1) Run report_timing with the -detail option set to full_path. Then look at the Data Required Path. It should start from the iDCLK and trace through the FPGA to oDCLK. 

2) You're mixing constraints above. You're doing a generated_clock on the output port, yet the set_output_delay constraint doesn't use this clock, and instead uses DCLK and -reference_pin. Both should work, but I recommend not using -reference_pin, and instead having "set_output_delay -clock ODCLK..." 

3) I assume this is double-data rate? The reason a PLL is generally used is because it doesn't vary over PVT. Let's look at 166MHz clock, or a 3ns data window. To center the clock on the data, the clock or data path must be delayed 90 degrees, or 1.5ns. Delays vary considerably over PVT. So in the slow model, it might have to add 2ns, which is 1ns in the fast model. Basically a whole 1ns of variance is wasted that cuts into your data window. If a PLL were used to shift the clock 1.5ns, it would be shifted 1.5ns at the slow and fast models. 

4) You're running at a slow enough rate that you might be able to get away with it. Source-Synch interfaces run at 300MHz+ for DDR2/3 and at 1Gbps for LVDS. At those rates, that variances wouldn't be acceptable. (One soulution for you would be to use a PLL and reconfigure it for different frequencies. It's not simple to do, but not that difficult.)

thanks for the quick response! 

i will check the report again tomorrow but if i'm not wrong i was returning same source and destination clocks. regarding mixed settings is that i first tried without the reference clock and i still got the same input and output clock in the report. probably this comes from the fact input and output clocks are just hardwired however i assume the report should take into account the delay from internal logic to the pin while it seems to me the report i always seems to consider output pin data clocked by the internal node (pin), not the external pin (port). 

 

as i mentioned i would love to use a PLL however reconfiguring it on the fly would require knowing the input frequency which is not possible as i don't have a fixed frequency clock to measure the input one. 

 

in addition to this i don't completely understand the reason for 90 degrees shift as this seems to reduce the actual timing window since hold time is usually much shorter than setup hence i guess that in a system where data changes some time after clock you get the best window since you have huge setup and small hold which usually is sufficient.  

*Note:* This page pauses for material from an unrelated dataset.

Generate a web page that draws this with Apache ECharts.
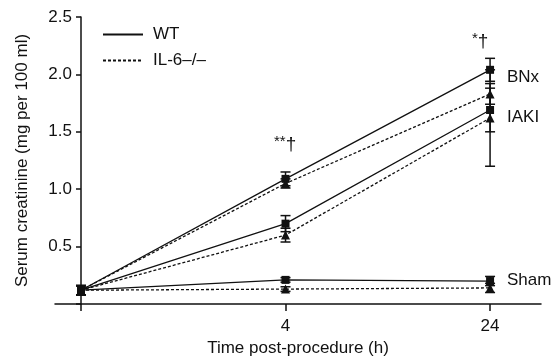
<!DOCTYPE html>
<html><head><meta charset="utf-8">
<script src="https://cdn.jsdelivr.net/npm/echarts@6/dist/echarts.min.js"></script>
<style>html,body{margin:0;padding:0;background:#fff}#c{width:557px;height:357px}</style>
</head><body><div id="c"></div>
<script>
var times = ['0', '4', '24'];
var yTicks = [0.5, 1.0, 1.5, 2.0, 2.5];
var wtBNx = [0.12, 1.09, 2.04];
var wtBNxErr = [0.04, 0.06, 0.10];
var koBNx = [0.12, 1.05, 1.83];
var koBNxErr = [0.04, 0.04, 0.09];
var wtIAKI = [0.12, 0.70, 1.69];
var wtIAKIErr = [0.04, 0.07, 0.19];
var koIAKI = [0.12, 0.60, 1.62];
var koIAKIErr = [0.04, 0.06, 0.42];
var wtSham = [0.12, 0.21, 0.20];
var wtShamErr = [0.04, 0.02, 0.04];
var koSham = [0.12, 0.13, 0.14];
var koShamErr = [0.04, 0.02, 0.04];

var FONT = 'Liberation Sans, Arial, sans-serif';
var FS = 17;
var chart = echarts.init(document.getElementById('c'));

function pts(vals) { return vals.map(function (v, i) { return [i, v]; }); }
function lineSeries(name, vals, dashed, symbol) {
  return {
    name: name, type: 'line', data: pts(vals), symbol: symbol,
    symbolSize: symbol === 'triangle' ? 9 : 8,
    itemStyle: { color: '#111' },
    lineStyle: { color: '#111', width: 1.3, type: dashed ? [3, 2] : 'solid' },
    z: 3, silent: true
  };
}
function errSeries(vals, errs) {
  return {
    type: 'custom', silent: true, z: 2,
    data: vals.map(function (v, i) { return [i, v, errs[i]]; }),
    renderItem: function (params, api) {
      var x = api.value(0), m = api.value(1), e = api.value(2);
      var hi = api.coord([x, m + e]), lo = api.coord([x, m - e]);
      var w = 5;
      var st = { stroke: '#111', lineWidth: 1.5 };
      return { type: 'group', children: [
        { type: 'line', shape: { x1: hi[0], y1: hi[1], x2: lo[0], y2: lo[1] }, style: st },
        { type: 'line', shape: { x1: hi[0] - w, y1: hi[1], x2: hi[0] + w, y2: hi[1] }, style: st },
        { type: 'line', shape: { x1: lo[0] - w, y1: lo[1], x2: lo[0] + w, y2: lo[1] }, style: st }
      ]};
    }
  };
}

var option = {
  animation: false,
  textStyle: { fontFamily: FONT },
  grid: { left: 55, right: 16, top: 17, bottom: 53, containLabel: false, outerBoundsMode: 'none' },
  legend: {
    data: ['WT', 'IL-6–/–'], orient: 'vertical', left: 97, top: 21,
    itemWidth: 40, itemHeight: 14, itemGap: 9,
    itemStyle: { color: 'transparent', borderColor: 'transparent', borderWidth: 0 },
    textStyle: { fontSize: FS, color: '#111', fontFamily: FONT, padding: [0, 0, 0, 5] }
  },
  xAxis: {
    type: 'value', min: -0.127, max: 2.249,
    splitLine: { show: false },
    axisLine: { onZero: false, lineStyle: { color: '#111', width: 1.5 } },
    axisTick: { customValues: [0, 1, 2], length: 7, lineStyle: { color: '#111', width: 1.5 } },
    axisLabel: { customValues: [1, 2], formatter: function (v) { return times[Math.round(v)]; },
      fontSize: FS, color: '#111', margin: 14, fontFamily: FONT },
    name: 'Time post-procedure (h)', nameLocation: 'middle', nameGap: 36, nameMoveOverlap: false,
    nameTextStyle: { fontSize: FS, color: '#111', fontFamily: FONT }
  },
  yAxis: {
    type: 'value', min: 0, max: 2.5, interval: 0.5, offset: -26,
    splitLine: { show: false },
    axisLine: { show: true, onZero: false, lineStyle: { color: '#111', width: 1.5 } },
    axisTick: { show: true, length: 5, lineStyle: { color: '#111', width: 1.5 } },
    axisLabel: { fontSize: FS, color: '#111', margin: 9, fontFamily: FONT,
      formatter: function (v) { return yTicks.indexOf(+v.toFixed(1)) >= 0 ? v.toFixed(1) : ''; } },
    name: 'Serum creatinine (mg per 100 ml)', nameLocation: 'middle', nameGap: 50, nameRotate: 90, nameMoveOverlap: false,
    nameTextStyle: { fontSize: FS, color: '#111', fontFamily: FONT }
  },
  graphic: [
    { type: 'text', left: 274, top: 134, style: { text: '{a|**}{b|†}', rich: { a: { fontSize: 15, fontFamily: FONT, fill: '#111', padding: [0, 0, 6, 0] }, b: { fontSize: 19, fontFamily: FONT, fill: '#111' } } } },
    { type: 'text', left: 472, top: 31, style: { text: '{a|*}{b|†}', rich: { a: { fontSize: 15, fontFamily: FONT, fill: '#111', padding: [0, 0, 6, 0] }, b: { fontSize: 19, fontFamily: FONT, fill: '#111' } } } },
    { type: 'text', left: 507, top: 69, style: { text: 'BNx', font: FS + 'px ' + FONT, fill: '#111' } },
    { type: 'text', left: 507, top: 109, style: { text: 'IAKI', font: FS + 'px ' + FONT, fill: '#111' } },
    { type: 'text', left: 507, top: 272, style: { text: 'Sham', font: FS + 'px ' + FONT, fill: '#111' } }
  ],
  series: [
    { name: 'WT', type: 'line', data: [], symbol: 'none', lineStyle: { color: '#111', width: 1.5 }, itemStyle: { color: '#111' } },
    { name: 'IL-6–/–', type: 'line', data: [], symbol: 'none', lineStyle: { color: '#111', width: 1.5, type: [3, 2] }, itemStyle: { color: '#111' } },
    errSeries(wtBNx, wtBNxErr), errSeries(koBNx, koBNxErr),
    errSeries(wtIAKI, wtIAKIErr), errSeries(koIAKI, koIAKIErr),
    errSeries(wtSham, wtShamErr), errSeries(koSham, koShamErr),
    lineSeries('WT BNx', wtBNx, false, 'rect'),
    lineSeries('KO BNx', koBNx, true, 'triangle'),
    lineSeries('WT IAKI', wtIAKI, false, 'rect'),
    lineSeries('KO IAKI', koIAKI, true, 'triangle'),
    lineSeries('WT Sham', wtSham, false, 'rect'),
    lineSeries('KO Sham', koSham, true, 'triangle')
  ]
};
chart.setOption(option);
</script></body></html>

using the PLL of course allows shifting the clock with a fixed relationship to the input one however data will still have delays that vary with PVT and i assume the variation would be proportional to the one the clock would have if it doesn't have a PLL in the path hence in source synchronous not using a PLL should somehow increase the timing window rather than reduce it... what am i missing? 

 

thanks!!!

If using -reference_pin, there's only one clock you've defined, so it would list them as the same clock in the summary section. If using generated_clock, it should be a different latch clock. The important thing is item 1) above. The latching clock is the clock coming into the FPGA, through the FPGA, and out the clock port you've designated. 

 

If you don't know what the frequency is, then a PLL won't work. (You could probably do something complicated. Note that PLL's work over a range, i.e. if a PLL is running at 100MHz, you could probably fluctuate it's input by at least 20MHz. So if you had some oversampling circuit that could determine roughly the PLL frequency... anyway, you get the idea, and that it would be a PITA) 

 

Setup and hold should be equivalent in a source synchronous interface. Basically that means the receiving device went through the pains to make sure the clock and data are equivalent in that device. Many source-synchronous interfaces specifcy skew, i.e. the transmitter may have 500ps of skew between clock and data, and the receiver can accept up to 500ps of skew, or something like that. If the Tsu and Th of the receiving device are not equivalent, that may be their way of saying they've phase-shifted the clock for you, or something like that.. 

 

For your last paragraph, the clock and data delay are almost the same whether you use a PLL or not. Remember that the data output delay is: 

clock input -> possibly through a PLL -> global clock tree -> Tco of DDR register in IO cell -> Output delay 

The clock path should pretty much look identical(at some point the clock tree splits, one path to feed the data and one to feed the clock). But as you can see, adding a PLL or not affects both paths equally, so it doesn't hurt. If the PLL wasn't used to feed the data too, then it would be a problem. 

 

My recommendation is to close timing on the 165MHz, and in theory you should meet timing on all the lower frequencies(assuming Tsu/Th are equivalanet requirements). When you go to slower rates you'll just barely make timing on setup and tons of hold margin, but as long as you meet timing it doesn't matter.